Pricked in their hearts

Many who went to hear them, with their pockets filled with stones to throw at them, were arrested in their wicked career before they could carry their purposes into execution. Mingling with the crowd, while they waited for an opportunity to begin to stone the preacher, they heard some portions of gospel truth, and were "pricked in their hearts" by "the sword of the Spirit;" then quietly and stealthily dropping one stone after another, till they had emptied their pockets, they joined in penitential cries to God to blot out their transgressions and to renew their hearts. Several of these became champions in the cause of Christ, and zealous useful local preachers.
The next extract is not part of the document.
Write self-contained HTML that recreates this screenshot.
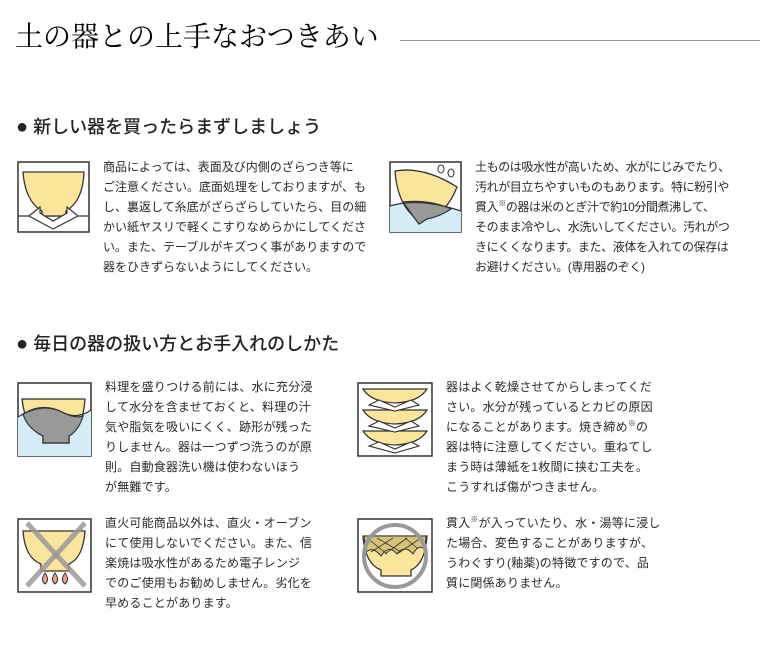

A great reformation soon took place among the inhabitants generally, and a powerful society was established, which shortly became the head of a circuit.

Rev Wm C Tonks wrote a book on the history of this church and circuit, Victory in the Villages. It is inspiring reading.

This page was added by David Young on 31/05/2012.
Comments about this page

The Primitive Methodist magazine of 1829 (page 287) contains an account by John Ride of the opening of Brinkworth Primitive Methodist chapel on Sunday and Monday 2nd and 3rd November 1828. Preachers at the opening were, on the Sunday, Brothers Towler and Petty and on the Monday Brother Towler.

The chapel measured 24'(w) x 37'(l), and was high enough for a gallery which Brother Ride believed was already very much needed.